What controls the Oomwoo, and can I use a Raspberry Pi?
Open-source, cloud-free robot vacuums in this class typically run local LiDAR mapping and motor control on a single-board computer. A Raspberry Pi 4 8GB is a common choice because it has enough RAM and USB bandwidth for real-time mapping while keeping all navigation data on the device rather than a vendor cloud.
Why does skipping the cloud matter for a robot vacuum?
Commercial robot vacuums upload floor maps and sometimes camera data to vendor servers, which has been a repeated privacy and security concern. A cloud-free design keeps your home's floor plan and telemetry entirely local, eliminating the remote-breach risk and letting the device keep working even if a company shuts down its servers.
How much of the Oomwoo is actually 3D printable?
The appeal of an open-source printable vacuum is that the chassis, brush mounts, and structural parts are printable from common filament, while motors, sensors, battery, and the compute board are off-the-shelf.
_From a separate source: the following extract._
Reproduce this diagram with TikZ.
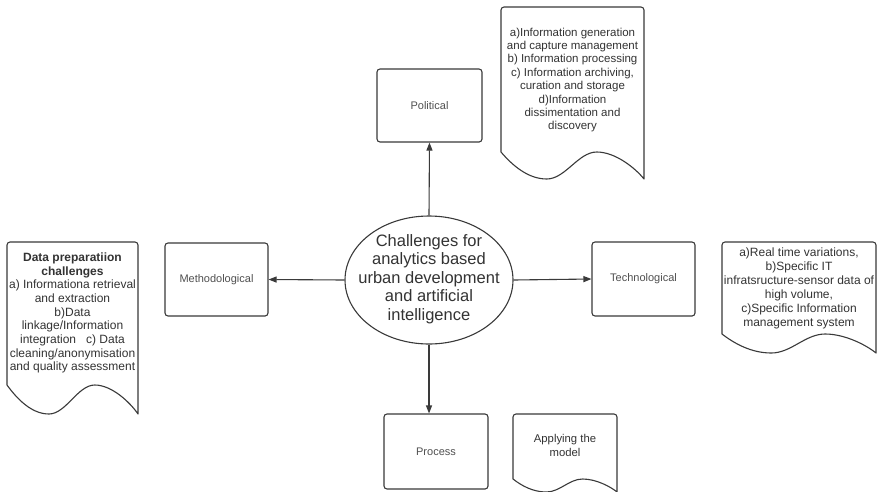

That makes repairs cheap and customization easy, since you can reprint a broken bracket instead of buying a proprietary replacement part.
Is a Raspberry Pi Zero W enough, or do I need the Pi 4?
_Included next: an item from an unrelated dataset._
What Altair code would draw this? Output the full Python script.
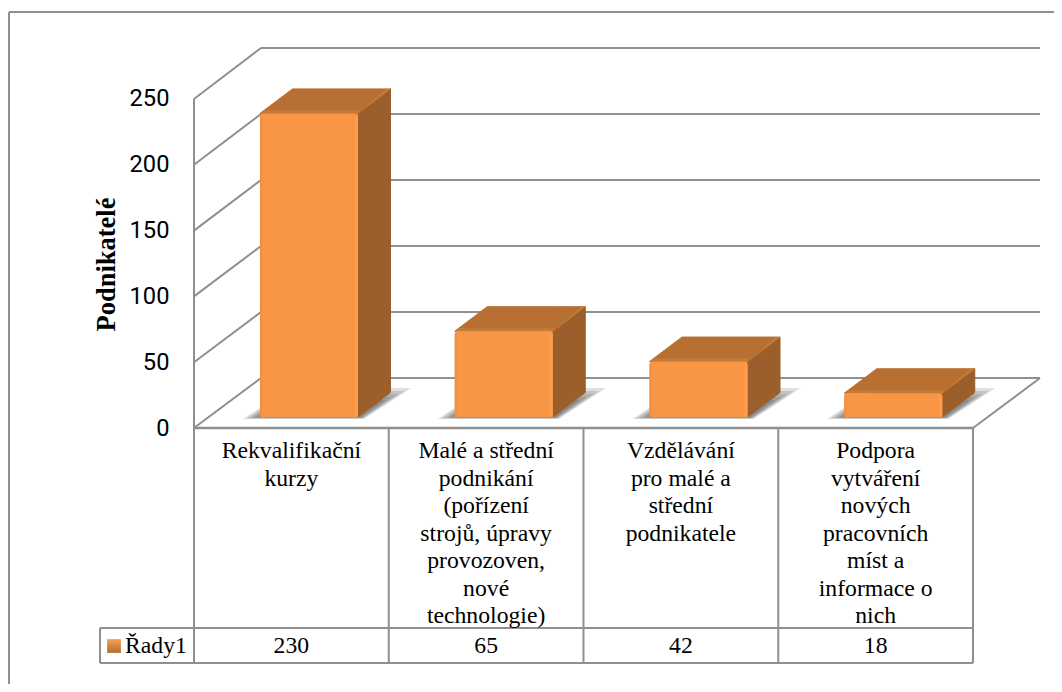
import altair as alt
import pandas as pd

# --- data ---
categories = [
    "Rekvalifikační\nkurzy",
    "Malé a střední\npodnikání\n(pořízení\nstrojů, úpravy\nprovozoven,\nnové\ntechnologie)",
    "Vzdělávání\npro malé a\nstřední\npodnikatele",
    "Podpora\nvytváření\nnových\npracovních\nmíst a\ninformace o\nnich",
]
values = [230, 65, 42, 18]
series_name = "Řady1"
y_ticks = [0, 50, 100, 150, 200, 250]
axis_title = "Podnikatelé"

# --- scale helpers: category units on x, value units on y ---
W, H = 1046, 676
COL = 194.75
PER = 1.32
def X(px): return (px - 194) / COL
def V(py): return (428 - py) / PER
xs = alt.Scale(domain=[X(8), X(8 + W)], range=[0, W], nice=False, zero=False)
ys = alt.Scale(domain=[V(8 + H), V(8)], range=[H, 0], nice=False, zero=False)
GREY = "#8f8f8f"
FS = 23.7

# --- frame, walls, floor, table ---
seg = []
def s(x1, y1, x2, y2, w=2):
    seg.append(dict(x=X(x1), y=V(y1), x2=X(x2), y2=V(y2), w=w))
s(9, 12, 8 + W, 12)
s(9, 12, 9, 8 + H)
for t in y_ticks:
    back = 378 - t * PER
    front = 428 - t * PER * 0.997
    s(261, back, 1040, back)
    s(194, front, 261, back)
s(194, 428 - 250 * PER * 0.997, 194, 663)
s(973, 428, 1040, 378)
s(194, 428, 973, 428, 2.5)
s(100, 628, 973, 628)
s(100, 663, 973, 663)
s(100, 628, 100, 663)
for i in range(1, 5):
    s(194 + i * COL, 428, 194 + i * COL, 663)
seg_df = pd.DataFrame(seg)

rules = alt.Chart(seg_df).mark_rule(color=GREY).encode(
    x=alt.X("x:Q", scale=xs, axis=None),
    y=alt.Y("y:Q", scale=ys, axis=alt.Axis(
        values=y_ticks, offset=-161, domain=False, ticks=False, grid=False,
        labelFontSize=23.7, labelFont="Roboto", labelColor="#000000", labelPadding=0,
        title=axis_title, titleFont="Liberation Serif", titleFontWeight="bold",
        titleFontSize=26.5, titleColor="#000000", titleX=-63, titleY=256,
        titleAngle=-90, titleAlign="center", titleBaseline="middle")),
    x2="x2:Q", y2="y2:Q",
    strokeWidth=alt.StrokeWidth("w:Q", scale=None),
)

# --- bars ---
BASE = V(417)
BW = 98 / COL
BO = 66 / COL
DX = 32.5 / COL
DY = 24.5 / PER
PX = 1 / COL
PY = 1 / PER

front, top, side, shadow, bevel, edge_l, edge_r = [], [], [], [], [], [], []
for i, v in enumerate(values):
    x0 = i + BO
    x1 = x0 + BW
    t = BASE + v
    front.append(dict(x=x0, x2=x1, y=t, y2=BASE))
    edge_l.append(dict(x=x0, x2=x0 + 2 * PX, y=t - 2 * PY, y2=BASE))
    edge_r.append(dict(x=x1 - 3 * PX, x2=x1, y=t - 2 * PY, y2=BASE))
    top += [
        dict(b=i, x=x0, u=t, l=t),
        dict(b=i, x=x0 + DX, u=t + DY, l=t),
        dict(b=i, x=x1, u=t + DY, l=t),
        dict(b=i, x=x1 + DX, u=t + DY, l=t + DY),
    ]
    side += [
        dict(b=i, x=x1, u=t, l=BASE),
        dict(b=i, x=x1 + DX, u=t + DY, l=BASE + DY),
    ]
    bevel += [
        dict(b=i, x=x0, u=t, l=t),
        dict(b=i, x=x0 + 4 * PX, u=t + 3 * PY, l=t),
        dict(b=i, x=x1 + 1 * PX, u=t + 3 * PY, l=t),
        dict(b=i, x=x1 + 1 * PX, u=t + 3 * PY, l=t + 3 * PY),
    ]
    bevel += [
        dict(b=f"{i}r", x=x1, u=t, l=t),
        dict(b=f"{i}r", x=x1 + DX - 4 * PX, u=t + DY, l=t + DY * (DX - 4 * PX) / DX),
        dict(b=f"{i}r", x=x1 + DX, u=t + DY, l=t + DY),
    ]
    for k, e in enumerate([1.0, 0.8, 0.6, 0.4, 0.2]):
        g = f"{i}-{k}"
        a = x0 + (-17 * e) / COL
        c = x0 + (100 + 4 * e) / COL
        hi_px = 14 + 15 * e
        sh = (hi_px * 1.35 + 8 * e) / COL
        lo = BASE - (2 * e) / PER
        hi = BASE + hi_px / PER
        shadow += [
            dict(b=g, x=a, u=lo, l=lo),
            dict(b=g, x=a + sh, u=hi, l=lo),
            dict(b=g, x=c, u=hi, l=lo),
            dict(b=g, x=c + sh, u=hi, l=hi),
        ]

def area(rows, **kw):
    return alt.Chart(pd.DataFrame(rows)).mark_area(orient="vertical", **kw).encode(
        x=alt.X("x:Q", scale=xs, axis=None),
        y=alt.Y("u:Q", scale=ys, axis=None, stack=None),
        y2="l:Q",
        detail="b:N",
    )

def boxes(rows, **kw):
    return alt.Chart(pd.DataFrame(rows)).mark_bar(**kw).encode(
        x=alt.X("x:Q", scale=xs, axis=None), x2="x2:Q",
        y=alt.Y("y:Q", scale=ys, axis=None), y2="y2:Q",
    )

shadow_l = area(shadow, color="#444444", opacity=0.17)
side_l = area(side, color="#9c5e2b", stroke="#9c5e2b", strokeWidth=1, strokeJoin="round")
top_l = area(top, color="#b87032", stroke="#b87032", strokeWidth=1, strokeJoin="round")
bevel_l = area(bevel, color="#c47b3a")
front_l = boxes(front, color="#f89646", cornerRadiusTopLeft=3, cornerRadiusTopRight=3)
edge_l_l = boxes(edge_l, color="#ee8f43", cornerRadiusTopLeft=2)
edge_r_l = boxes(edge_r, color="#fe9d4b", cornerRadiusTopRight=2)

# --- table text ---
def text(df, **kw):
    return alt.Chart(df).mark_text(
        font="Liberation Serif", fontSize=FS, color="#000000", **kw
    ).encode(x=alt.X("x:Q", scale=xs, axis=None), y=alt.Y("y:Q", scale=ys, axis=None), text="t:N")

cat_l = text(
    pd.DataFrame({"x": [i + 0.5 for i in range(4)], "y": [V(439)] * 4, "t": categories}),
    lineBreak="\n", lineHeight=27.5, baseline="top", align="center",
)
val_l = text(
    pd.DataFrame({"x": [i + 0.5 for i in range(4)], "y": [V(646)] * 4, "t": [str(v) for v in values]}),
    baseline="middle", align="center",
)
leg_t = text(
    pd.DataFrame({"x": [X(125)], "y": [V(646)], "t": [series_name]}),
    baseline="middle", align="left",
)

key_df = pd.DataFrame({"x": [X(114)], "y": [V(646)]})
key_l = alt.Chart(key_df).mark_point(
    shape="square", filled=True, size=190, strokeWidth=0, opacity=1,
    color=alt.Gradient(gradient="linear", x1=0, y1=0, x2=0, y2=1,
                       stops=[alt.GradientStop(offset=0, color="#f3a055"),
                              alt.GradientStop(offset=1, color="#b36d2f")]),
).encode(x=alt.X("x:Q", scale=xs, axis=None), y=alt.Y("y:Q", scale=ys, axis=None))

chart = alt.layer(
    rules, shadow_l, side_l, top_l, bevel_l, front_l, edge_l_l, edge_r_l, cat_l, val_l, leg_t, key_l
).resolve_axis(y="independent").properties(
    width=W, height=H, padding=0, autosize=alt.AutoSizeParams(type="none"), background="white"
).configure_view(stroke=None)

chart.save("out.html", embed_options={"renderer": "svg", "actions": False})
A Pi Zero W can handle lightweight sensor and telemetry tasks, but real-time LiDAR mapping and path planning benefit from the Pi 4 8GB's extra cores and memory. Many builders use a Pi 4 as the main brain and reserve Zero-class boards for auxiliary sensor nodes or simpler robotics projects.
Is building an open-source vacuum realistic for a beginner?
It's an intermediate project — the electronics and firmware assume some comfort with wiring, flashing a Pi, and iterating on prints. Beginners can start by building the chassis and running the published firmware, then progress to tuning mapping parameters. Budget time for calibration; navigation tuning is where most DIY vacuum builds spend their effort.